Dataset excerpt
— begin —
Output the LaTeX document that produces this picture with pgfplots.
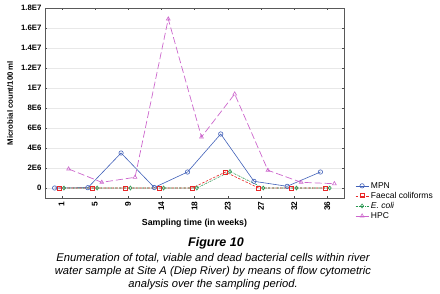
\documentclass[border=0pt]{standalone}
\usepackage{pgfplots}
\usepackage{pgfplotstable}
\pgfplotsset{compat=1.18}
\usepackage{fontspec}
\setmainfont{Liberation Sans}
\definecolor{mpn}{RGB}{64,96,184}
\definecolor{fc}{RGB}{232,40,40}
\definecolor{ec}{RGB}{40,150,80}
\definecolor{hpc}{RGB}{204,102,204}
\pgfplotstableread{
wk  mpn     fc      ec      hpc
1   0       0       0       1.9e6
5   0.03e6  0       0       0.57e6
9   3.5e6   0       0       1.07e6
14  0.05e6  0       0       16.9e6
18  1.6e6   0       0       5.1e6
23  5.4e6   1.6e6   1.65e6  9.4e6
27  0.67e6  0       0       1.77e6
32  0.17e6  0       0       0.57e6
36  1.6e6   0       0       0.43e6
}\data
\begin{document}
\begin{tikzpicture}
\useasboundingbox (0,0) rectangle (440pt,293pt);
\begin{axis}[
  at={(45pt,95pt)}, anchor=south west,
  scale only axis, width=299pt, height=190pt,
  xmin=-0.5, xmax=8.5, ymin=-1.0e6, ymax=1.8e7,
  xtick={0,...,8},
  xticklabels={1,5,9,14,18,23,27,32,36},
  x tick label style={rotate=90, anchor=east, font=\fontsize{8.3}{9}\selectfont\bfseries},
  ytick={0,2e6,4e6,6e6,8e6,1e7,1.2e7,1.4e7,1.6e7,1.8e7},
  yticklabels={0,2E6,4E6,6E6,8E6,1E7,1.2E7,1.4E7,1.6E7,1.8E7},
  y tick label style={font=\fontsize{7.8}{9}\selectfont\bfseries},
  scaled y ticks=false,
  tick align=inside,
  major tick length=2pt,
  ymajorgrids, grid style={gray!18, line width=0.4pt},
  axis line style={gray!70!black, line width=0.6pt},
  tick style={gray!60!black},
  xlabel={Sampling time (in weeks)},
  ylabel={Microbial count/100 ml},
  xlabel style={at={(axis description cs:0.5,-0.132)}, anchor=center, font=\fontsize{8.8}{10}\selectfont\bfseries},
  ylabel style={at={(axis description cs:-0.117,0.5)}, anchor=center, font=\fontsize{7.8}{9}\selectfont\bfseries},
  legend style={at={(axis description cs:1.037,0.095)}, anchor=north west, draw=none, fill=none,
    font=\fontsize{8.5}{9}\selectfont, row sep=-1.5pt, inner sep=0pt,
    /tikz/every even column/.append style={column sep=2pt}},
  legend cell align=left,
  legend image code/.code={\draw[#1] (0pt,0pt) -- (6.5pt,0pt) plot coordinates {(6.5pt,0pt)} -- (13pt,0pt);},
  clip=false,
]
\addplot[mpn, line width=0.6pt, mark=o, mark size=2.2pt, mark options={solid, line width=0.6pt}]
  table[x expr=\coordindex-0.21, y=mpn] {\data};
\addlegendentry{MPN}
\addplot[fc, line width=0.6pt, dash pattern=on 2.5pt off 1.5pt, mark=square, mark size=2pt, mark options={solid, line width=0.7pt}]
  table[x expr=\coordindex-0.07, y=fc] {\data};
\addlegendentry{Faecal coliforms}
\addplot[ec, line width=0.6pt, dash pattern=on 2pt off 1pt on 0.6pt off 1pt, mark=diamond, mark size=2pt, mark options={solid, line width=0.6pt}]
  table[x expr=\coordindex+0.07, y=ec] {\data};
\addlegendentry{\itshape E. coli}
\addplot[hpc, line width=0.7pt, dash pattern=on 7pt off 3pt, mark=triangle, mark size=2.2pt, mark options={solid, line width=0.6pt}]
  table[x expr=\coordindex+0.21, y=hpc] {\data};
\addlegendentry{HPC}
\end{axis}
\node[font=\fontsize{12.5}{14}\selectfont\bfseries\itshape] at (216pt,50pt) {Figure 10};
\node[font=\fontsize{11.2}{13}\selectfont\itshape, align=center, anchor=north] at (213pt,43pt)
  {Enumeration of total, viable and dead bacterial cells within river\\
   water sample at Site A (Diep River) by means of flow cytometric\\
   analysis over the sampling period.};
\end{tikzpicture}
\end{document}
— end —
The problem
Leave out the pictures and copy the rest of the material above exactly.

Worked answer
Output the LaTeX document that produces this picture with pgfplots.
\documentclass[border=0pt]{standalone}
\usepackage{pgfplots}
\usepackage{pgfplotstable}
\pgfplotsset{compat=1.18}
\usepackage{fontspec}
\setmainfont{Liberation Sans}
\definecolor{mpn}{RGB}{64,96,184}
\definecolor{fc}{RGB}{232,40,40}
\definecolor{ec}{RGB}{40,150,80}
\definecolor{hpc}{RGB}{204,102,204}
\pgfplotstableread{
wk  mpn     fc      ec      hpc
1   0       0       0       1.9e6
5   0.03e6  0       0       0.57e6
9   3.5e6   0       0       1.07e6
14  0.05e6  0       0       16.9e6
18  1.6e6   0       0       5.1e6
23  5.4e6   1.6e6   1.65e6  9.4e6
27  0.67e6  0       0       1.77e6
32  0.17e6  0       0       0.57e6
36  1.6e6   0       0       0.43e6
}\data
\begin{document}
\begin{tikzpicture}
\useasboundingbox (0,0) rectangle (440pt,293pt);
\begin{axis}[
  at={(45pt,95pt)}, anchor=south west,
  scale only axis, width=299pt, height=190pt,
  xmin=-0.5, xmax=8.5, ymin=-1.0e6, ymax=1.8e7,
  xtick={0,...,8},
  xticklabels={1,5,9,14,18,23,27,32,36},
  x tick label style={rotate=90, anchor=east, font=\fontsize{8.3}{9}\selectfont\bfseries},
  ytick={0,2e6,4e6,6e6,8e6,1e7,1.2e7,1.4e7,1.6e7,1.8e7},
  yticklabels={0,2E6,4E6,6E6,8E6,1E7,1.2E7,1.4E7,1.6E7,1.8E7},
  y tick label style={font=\fontsize{7.8}{9}\selectfont\bfseries},
  scaled y ticks=false,
  tick align=inside,
  major tick length=2pt,
  ymajorgrids, grid style={gray!18, line width=0.4pt},
  axis line style={gray!70!black, line width=0.6pt},
  tick style={gray!60!black},
  xlabel={Sampling time (in weeks)},
  ylabel={Microbial count/100 ml},
  xlabel style={at={(axis description cs:0.5,-0.132)}, anchor=center, font=\fontsize{8.8}{10}\selectfont\bfseries},
  ylabel style={at={(axis description cs:-0.117,0.5)}, anchor=center, font=\fontsize{7.8}{9}\selectfont\bfseries},
  legend style={at={(axis description cs:1.037,0.095)}, anchor=north west, draw=none, fill=none,
    font=\fontsize{8.5}{9}\selectfont, row sep=-1.5pt, inner sep=0pt,
    /tikz/every even column/.append style={column sep=2pt}},
  legend cell align=left,
  legend image code/.code={\draw[#1] (0pt,0pt) -- (6.5pt,0pt) plot coordinates {(6.5pt,0pt)} -- (13pt,0pt);},
  clip=false,
]
\addplot[mpn, line width=0.6pt, mark=o, mark size=2.2pt, mark options={solid, line width=0.6pt}]
  table[x expr=\coordindex-0.21, y=mpn] {\data};
\addlegendentry{MPN}
\addplot[fc, line width=0.6pt, dash pattern=on 2.5pt off 1.5pt, mark=square, mark size=2pt, mark options={solid, line width=0.7pt}]
  table[x expr=\coordindex-0.07, y=fc] {\data};
\addlegendentry{Faecal coliforms}
\addplot[ec, line width=0.6pt, dash pattern=on 2pt off 1pt on 0.6pt off 1pt, mark=diamond, mark size=2pt, mark options={solid, line width=0.6pt}]
  table[x expr=\coordindex+0.07, y=ec] {\data};
\addlegendentry{\itshape E. coli}
\addplot[hpc, line width=0.7pt, dash pattern=on 7pt off 3pt, mark=triangle, mark size=2.2pt, mark options={solid, line width=0.6pt}]
  table[x expr=\coordindex+0.21, y=hpc] {\data};
\addlegendentry{HPC}
\end{axis}
\node[font=\fontsize{12.5}{14}\selectfont\bfseries\itshape] at (216pt,50pt) {Figure 10};
\node[font=\fontsize{11.2}{13}\selectfont\itshape, align=center, anchor=north] at (213pt,43pt)
  {Enumeration of total, viable and dead bacterial cells within river\\
   water sample at Site A (Diep River) by means of flow cytometric\\
   analysis over the sampling period.};
\end{tikzpicture}
\end{document}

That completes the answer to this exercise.